Banda Aceh (Pendis) --- Pengurus Forum Alumni Sejarah dan Kebudayaan Islam (FASKI) Universitas Islam Negeri Ar-Raniry Banda Aceh menggelar acara bedah buku berjudul from Fears to Tears (dari Ketakutan Menjadi Air Mata) di Ruang Theater Gedung Museum kampus tersebut, Kamis (23/2/2023).
Buku yang ditulis oleh Guru Besar bidang ilmu Antropologi UIN Ar-Raniry Banda Aceh Prof Dr Phil Abdul Manan MSc MA bersama dua penulis lainnya Dr Abdul Hadi dan Iping Rahmat Saputra MSc ini mengupas banyak hal tentang kasus kekerasan pada tragedi Rumoh Geudong, Krueng Arakundo dan Jambo Keupok di Aceh.
Prof Abdul Manan dalam bukunya menjelaskan bahwa isu HAM adalah sebuah fenomena yang tidak akan pernah berakhir untuk dipercakapkan. Hal tersebut menjadi pengiring kehidupan manusia, tidak terkecuali isu HAM yang diperbincangkan di Aceh. Kalangan lebih luas, bahkan bisa disebut kalangan global juga mengetahui apa yang pernah terjadi di Aceh. Praktik pelanggaran HAM tumbuh subur bak jamur dimusim hujan ketika Aceh masih dalam zona eksperimen (perang).
Dari sekian banyak kasus pelanggaran HAM di Aceh, tiga menjadi konsern dalam uraian buku ini; Rumoh Geudong, Krueng Arakundoe dan Jambo Keupok. Ketiga tragedi terjadi pada masa DOM, pasca DOM dan masa Operasi Wibawa. Setelah sekian lama tragedi itu terjadi, sampai terlaksananya nota kesepahaman damai (MoU Helsinki), tidak satupun itu terungkap secara hukum.
"Salah satu alasan kami memilih judul buku ini "from Fears to Tears" yang bermakna dari ketakutan ke air mata. Judul ini mendeskripsikan isi tentang penderitaan yang terus berlanjut walaupun proses penyelesaian konflik Aceh melalui MoU Helsinki telah disepakati,"kata Prof Manan mengawali diskusi dalam kegiatan bedah buku, Kamis (23/2/2023).
Lebih lanjut, Prof Abdul Manan menjelaskan bahwa dari ketiga peristiwa tersebut pula, bahwa ada perbedaan pada proses praktik itu, di Rumoh Geudong, praktik pemenderitaan dilakukan secara terus menerus hingga DOM dicabut pada 07 Agustus 1998, pola yang dilakukan di Rumoh Geudong disebut dengan Sustainable Suffering.

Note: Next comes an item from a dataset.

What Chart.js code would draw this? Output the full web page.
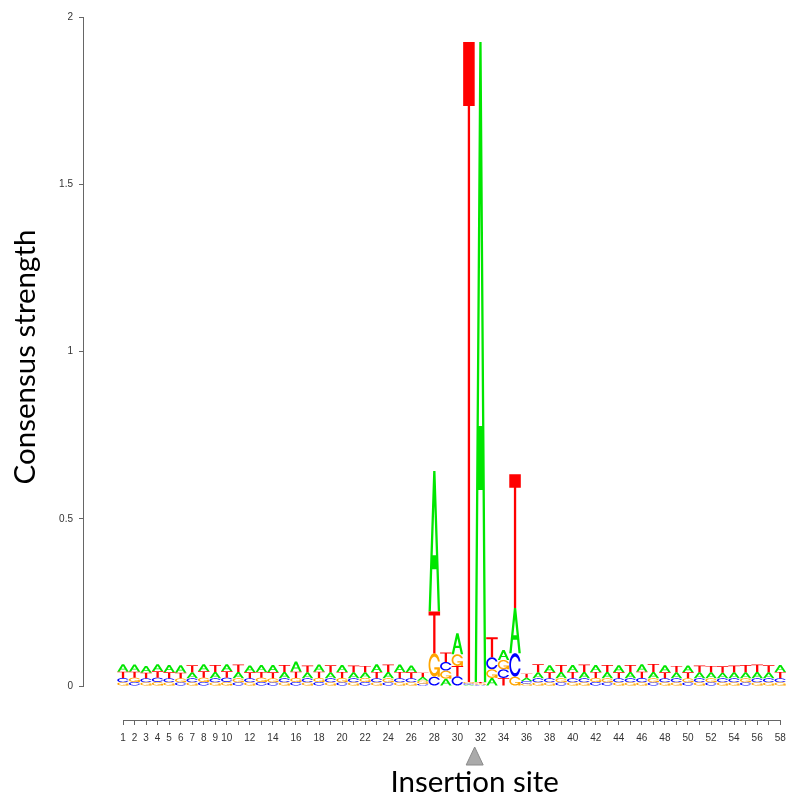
<!DOCTYPE html>
<html>
<head>
<meta charset="utf-8">
<script src="https://cdn.jsdelivr.net/npm/chart.js@4.4.1/dist/chart.umd.min.js"></script>
<style>
html,body{margin:0;padding:0;background:#fff;}
#wrap{width:788px;height:798px;}
</style>
</head>
<body>
<div id="wrap"><canvas id="c" width="788" height="798"></canvas></div>
<script>
// ---- data ----
const positions = [1,2,3,4,5,6,7,8,9,10,11,12,13,14,15,16,17,18,19,20,21,22,23,24,25,26,27,28,29,30,
  31,32,33,34,35,36,37,38,39,40,41,42,43,44,45,46,47,48,49,50,51,52,53,54,55,56,57,58];
const heightA = [0.022,0.021,0.020,0.021,0.022,0.022,0.018,0.021,0.019,0.021,0.019,0.020,0.021,0.022,0.019,0.030,0.018,0.021,0.018,0.021,
  0.018,0.017,0.023,0.019,0.022,0.020,0.011,0.420,0.022,0.063,0.004,1.913,0.024,0.030,0.135,0.010,0.018,0.021,0.019,0.021,
  0.019,0.021,0.019,0.021,0.019,0.022,0.019,0.021,0.018,0.020,0.018,0.018,0.017,0.018,0.018,0.019,0.018,0.021];
const heightC = [0.013,0.012,0.012,0.013,0.012,0.011,0.012,0.012,0.012,0.013,0.011,0.012,0.012,0.011,0.012,0.012,0.012,0.012,0.012,0.011,
  0.012,0.012,0.012,0.011,0.012,0.012,0.007,0.028,0.026,0.029,0.004,0.004,0.036,0.026,0.070,0.008,0.012,0.012,0.011,0.012,
  0.012,0.012,0.011,0.012,0.012,0.013,0.011,0.012,0.012,0.011,0.012,0.011,0.012,0.012,0.011,0.012,0.012,0.012];
const heightG = [0.011,0.013,0.011,0.012,0.011,0.012,0.011,0.013,0.011,0.012,0.012,0.011,0.013,0.012,0.011,0.012,0.011,0.012,0.011,0.013,
  0.011,0.012,0.011,0.012,0.011,0.011,0.009,0.070,0.024,0.035,0.004,0.004,0.026,0.028,0.028,0.007,0.011,0.011,0.012,0.011,
  0.011,0.012,0.012,0.011,0.011,0.011,0.012,0.011,0.011,0.012,0.011,0.012,0.011,0.011,0.012,0.011,0.011,0.011];
const heightT = [0.019,0.018,0.017,0.019,0.018,0.017,0.021,0.019,0.021,0.019,0.022,0.018,0.017,0.018,0.021,0.019,0.020,0.019,0.021,0.018,
  0.020,0.019,0.019,0.022,0.019,0.018,0.013,0.125,0.028,0.031,1.913,0.004,0.060,0.024,0.400,0.012,0.024,0.018,0.021,0.019,
  0.022,0.018,0.021,0.018,0.021,0.019,0.024,0.018,0.019,0.018,0.020,0.019,0.019,0.020,0.022,0.022,0.021,0.019];
const yTickValues = [0, 0.5, 1, 1.5, 2];
const insertionSite = 31.5;
const yTitle = 'Consensus strength';
const xTitle = 'Insertion site';

// ---- build stacked letter intervals (smallest at bottom) ----
const letters = ['A','C','G','T'];
const letterColors = {A:'#00E600', C:'#0000FF', G:'#FFA500', T:'#FF0000'};
const heights = {A:heightA, C:heightC, G:heightG, T:heightT};
const intervals = {A:[], C:[], G:[], T:[]};
positions.forEach((pos, j) => {
  const order = letters.slice().sort((a, b) => heights[a][j] - heights[b][j]);
  let base = 0;
  order.forEach(L => {
    const h = heights[L][j];
    intervals[L].push({x: pos, y: [base, base + h]});
    base += h;
  });
});

// ---- letter shapes (unit box, y up), seqLogo style ----
function ringPts() {
  const pts = [], N = 60, p0 = 0.3, pin = 0.437;
  for (let i = 0; i <= N; i++) {
    const phi = p0 + (2*Math.PI - 2*p0) * i / N;
    pts.push([0.5 + 0.5*Math.cos(phi), 0.5 + 0.5*Math.sin(phi)]);
  }
  for (let i = N; i >= 0; i--) {
    const phi = pin + (2*Math.PI - 2*pin) * i / N;
    pts.push([0.5 + 0.35*Math.cos(phi), 0.5 + 0.35*Math.sin(phi)]);
  }
  return pts;
}
const RING = ringPts();
const SHAPES = {
  A: [[[0,0],[0.4,1],[0.6,1],[1,0],[0.8,0],[0.68,0.3],[0.32,0.3],[0.2,0]], [[0.36,0.4],[0.5,0.75],[0.64,0.4]]],
  T: [[[0,1],[1,1],[1,0.9],[0.6,0.9],[0.6,0],[0.4,0],[0.4,0.9],[0,0.9]]],
  C: [RING],
  G: [RING, [[0.978,0.4],[0.5,0.4],[0.5,0.3],[0.778,0.3],[0.778,0],[0.978,0]]]
};
function drawLetter(ctx, L, left, bottom, w, h, color) {
  ctx.fillStyle = color;
  const polys = SHAPES[L];
  if (L === 'A') {
    ctx.beginPath();
    polys.forEach(poly => {
      poly.forEach((p, k) => {
        const X = left + p[0]*w, Y = bottom - p[1]*h;
        if (k === 0) ctx.moveTo(X, Y); else ctx.lineTo(X, Y);
      });
      ctx.closePath();
    });
    ctx.fill('evenodd');
  } else {
    polys.forEach(poly => {
      ctx.beginPath();
      poly.forEach((p, k) => {
        const X = left + p[0]*w, Y = bottom - p[1]*h;
        if (k === 0) ctx.moveTo(X, Y); else ctx.lineTo(X, Y);
      });
      ctx.closePath();
      ctx.fill();
    });
  }
}

const logoPlugin = {
  id: 'logo',
  afterDatasetsDraw(chart) {
    const ctx = chart.ctx;
    ctx.save();
    chart.data.datasets.forEach((ds, i) => {
      const meta = chart.getDatasetMeta(i);
      meta.data.forEach(el => {
        const p = el.getProps(['x','y','base','width'], true);
        const top = Math.min(p.y, p.base), bottom = Math.max(p.y, p.base);
        if (bottom - top <= 0) return;
        drawLetter(ctx, ds.label, p.x - p.width/2, bottom, p.width, bottom - top, letterColors[ds.label]);
      });
    });
    ctx.restore();
  },
  afterDraw(chart) {
    const ctx = chart.ctx;
    const xs = chart.scales.x, ys = chart.scales.y;
    const area = chart.chartArea;
    ctx.save();
    ctx.strokeStyle = '#666';
    ctx.lineWidth = 1;
    // y axis line (0..2)
    const ax = Math.round(area.left) - 0.5;
    ctx.beginPath();
    ctx.moveTo(ax, Math.round(ys.getPixelForValue(yTickValues[0])) + 0.5);
    ctx.lineTo(ax, Math.round(ys.getPixelForValue(yTickValues[yTickValues.length-1])) + 0.5);
    ctx.stroke();
    // x axis line (first..last position)
    const ay = Math.round(area.bottom) + 0.5;
    ctx.beginPath();
    ctx.moveTo(Math.round(xs.getPixelForValue(positions[0])) + 0.5, ay);
    ctx.lineTo(Math.round(xs.getPixelForValue(positions[positions.length-1])) + 0.5, ay);
    ctx.stroke();
    // insertion site marker
    const tx = xs.getPixelForValue(insertionSite);
    ctx.fillStyle = '#aaaaaa';
    ctx.strokeStyle = '#8a8a8a';
    ctx.beginPath();
    ctx.moveTo(tx, 747);
    ctx.lineTo(tx + 8.5, 765);
    ctx.lineTo(tx - 8.5, 765);
    ctx.closePath();
    ctx.fill();
    ctx.stroke();
    // titles
    ctx.fillStyle = '#000';
    ctx.font = '29.5px Lato';
    ctx.textAlign = 'center';
    ctx.textBaseline = 'middle';
    ctx.fillText(xTitle, tx, 782);
    ctx.translate(25, 357);
    ctx.rotate(-Math.PI/2);
    ctx.fillText(yTitle, 0, 0);
    ctx.restore();
  }
};

new Chart(document.getElementById('c'), {
  type: 'bar',
  data: {
    datasets: letters.map(L => ({
      label: L,
      data: intervals[L],
      backgroundColor: 'rgba(0,0,0,0)',
      borderWidth: 0,
      grouped: false,
      barPercentage: 1,
      categoryPercentage: 1
    }))
  },
  options: {
    responsive: false,
    animation: false,
    devicePixelRatio: 1,
    events: [],
    layout: {padding: {left: 0, right: 2, top: 17, bottom: 0}},
    plugins: {legend: {display: false}, tooltip: {enabled: false}, title: {display: false}},
    scales: {
      x: {
        type: 'linear',
        min: -2.384,
        max: 58.5,
        offset: false,
        afterBuildTicks: (scale) => { scale.ticks = positions.map(v => ({value: v})); },
        afterFit: (scale) => { scale.height = 78; scale.paddingLeft = 0; scale.paddingRight = 0; },
        border: {display: false},
        grid: {drawOnChartArea: false, drawTicks: true, tickLength: 5, color: '#666', offset: false},
        ticks: {
          autoSkip: false, maxRotation: 0, minRotation: 0, padding: 7,
          color: '#333', font: {family: 'Liberation Sans', size: 10},
          callback: (v) => (v < 10 || v % 2 === 0) ? String(v) : ''
        }
      },
      y: {
        type: 'linear',
        min: -0.1016,
        max: 2,
        afterBuildTicks: (scale) => { scale.ticks = yTickValues.map(v => ({value: v})); },
        afterFit: (scale) => { scale.width = 84; scale.paddingTop = 0; scale.paddingBottom = 0; },
        border: {display: false},
        grid: {drawOnChartArea: false, drawTicks: true, tickLength: 5, color: '#666'},
        ticks: {
          padding: 6, color: '#333', font: {family: 'Liberation Sans', size: 10},
          callback: (v) => String(v)
        }
      }
    }
  },
  plugins: [logoPlugin]
});
</script>
</body>
</html>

Sedangkan kesamaan yang dimiliki adalah sama-sama tersendat proses pengusutan dan pengungkapan kebenarannya, sama-sama memakan korban jiwa yang kebanyakan dari masyarakat sipil, dan sama-sama korban semakin tenggelam dengan harapannya kepada pemulihan yang seharusnya dilakukan oleh Pemerintah.

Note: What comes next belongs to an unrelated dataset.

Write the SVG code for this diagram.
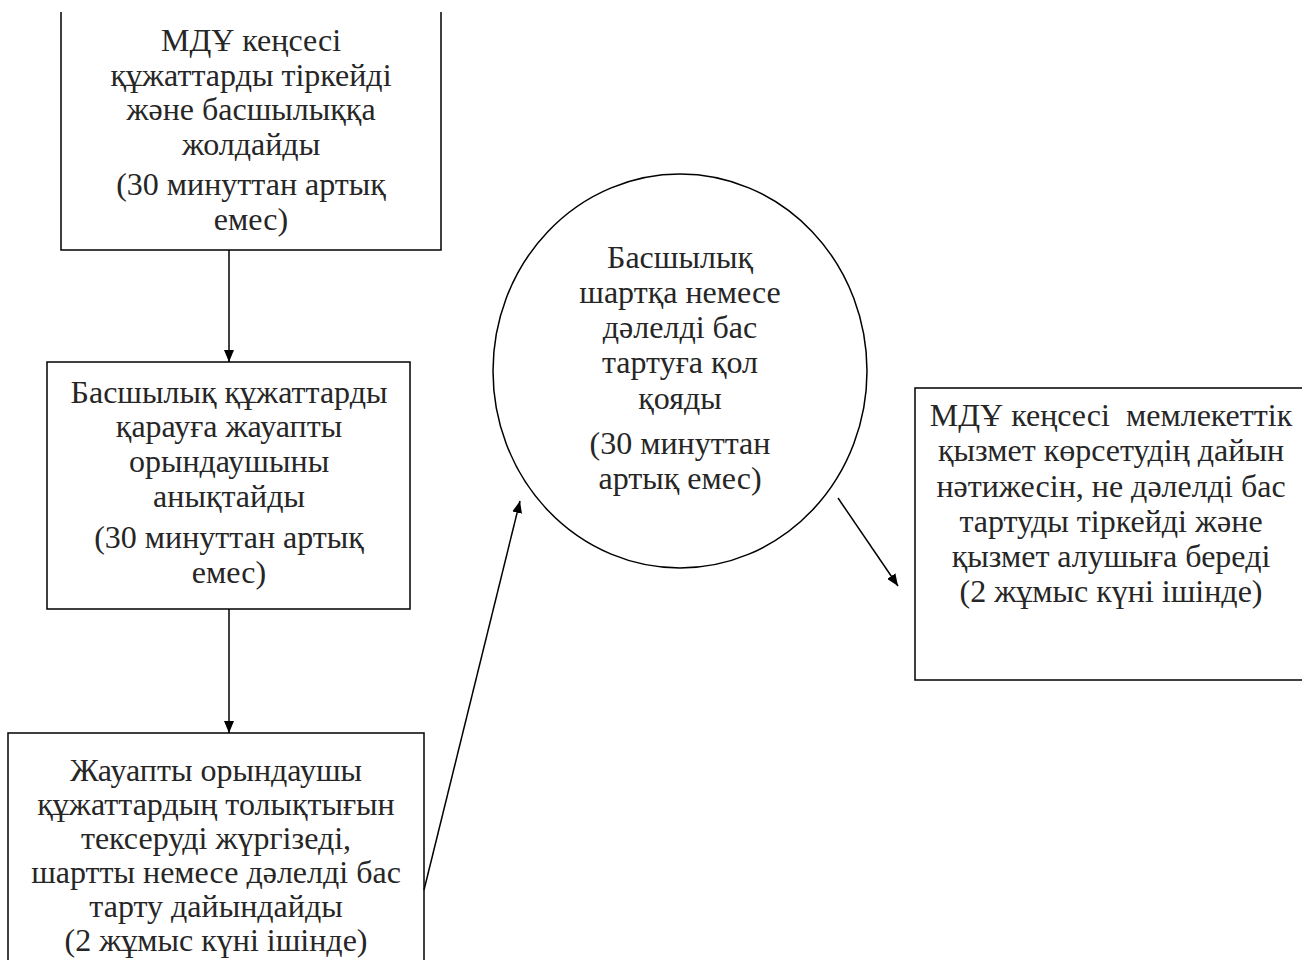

"Walau pada 11 Januari 2023 Presiden Republik Indonesi sudah mengakui 12 kasus Pelanggaran HAM berat masa lalu, tiga diantaranya dilakukan di Aceh, namun langkah konkrit selanjutnya belum ada kejelasan,"ungkap Abdul Manan di hadapan ratusan peserta dan pembedah buku yang hadir.
Nab Bahany AS, salah satu penanggap dalam Bedah Buku ini, sangat mengapresiasi atas terbitnya buku ini. Menurutnya dari konteks isi sangat penting menjadi dokumentasi atau catatan sejarah.
"20 sampai 30 tahun ke depan orang akan mencari buku ini, kalau tidak ada literasi akan sulit mencari data atau peristiwan yang terjadi di Aceh,"ujar Nab Bahany yang juga merupakan Seniman dan Budayawan Aceh.
Sementara itu, seniman Aceh Fauzan Santa juga menyarankan kepada penulis agar buku ini bisa dikemas dalam bentuk komik atau di filmkan, sehingga menarik para pembaca.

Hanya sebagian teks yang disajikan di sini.